Regulation of Alternative Polyadenylation Events by PABPC1 Affects Erythroid Progenitor Cell Expansion

Erythropoiesis is precisely regulated by multilayer networks and is crucial for maintaining steady-state hemoglobin levels and ensuring effective oxygen transport. Alternative polyadenylation ( APA) is a post-transcriptional regulatory mechanism that generates multiple mRNA isoforms from a single gene, based on specific 3’-untranslated region sequences. While APA plays a vital role in various cellular processes, its mechanism in erythropoiesis remains unexplored. Here, we employed an integrative approach combining bioinformatics and experimental validation to systematically analyze APA’s role in erythropoiesis.
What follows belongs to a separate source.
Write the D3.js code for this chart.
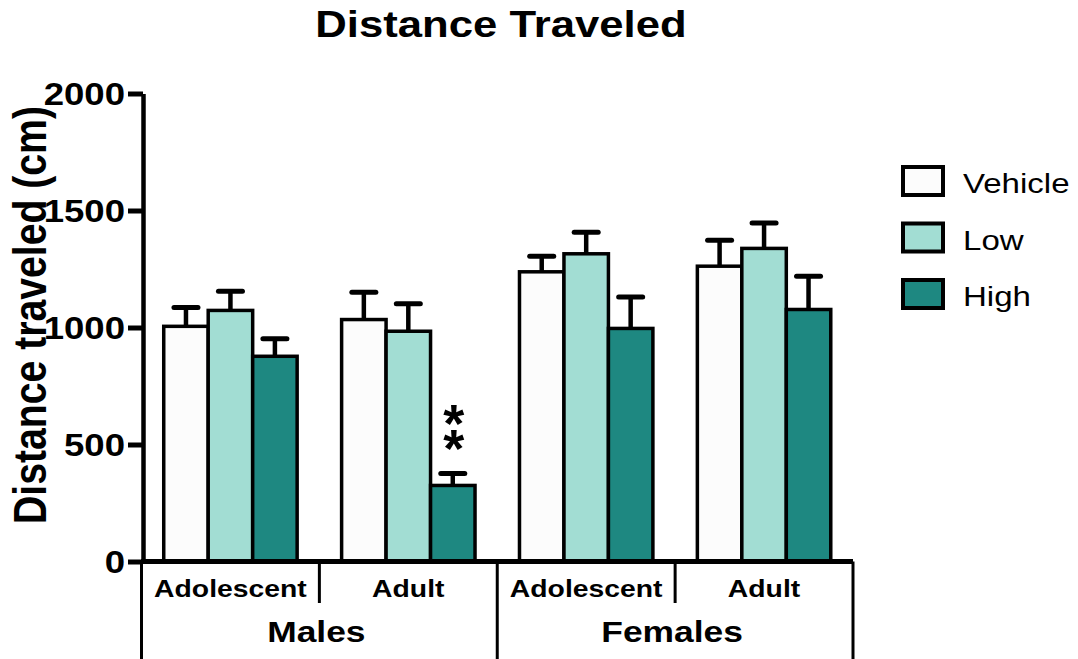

We mapped the APA landscape during erythroid differentiation, discovering notable APA shifts crucial for the maturation from burst-forming unit erythroid to colony-forming unit erythroid. Notably, our findings highlighted PABPC1 as the primary APA regulator of these stages. Functional investigations revealed that knocking down PABPC1 disrupts erythroid progenitor cell proliferation and differentiation, implicating the protein’s essential role in modulating cell fate through APA regulation. We further identified that decreased PABPC1 levels led to the increased usage of the proximal polyA site of TSC22D1 and gene overexpression, revealing a novel mechanism through which APA affects erythroid progenitor expansion and differentiation. These insights uncover a novel dimension of APA regulation in early erythropoiesis, providing new strategies for the treatment of diseases associated with erythropoiesis disorders.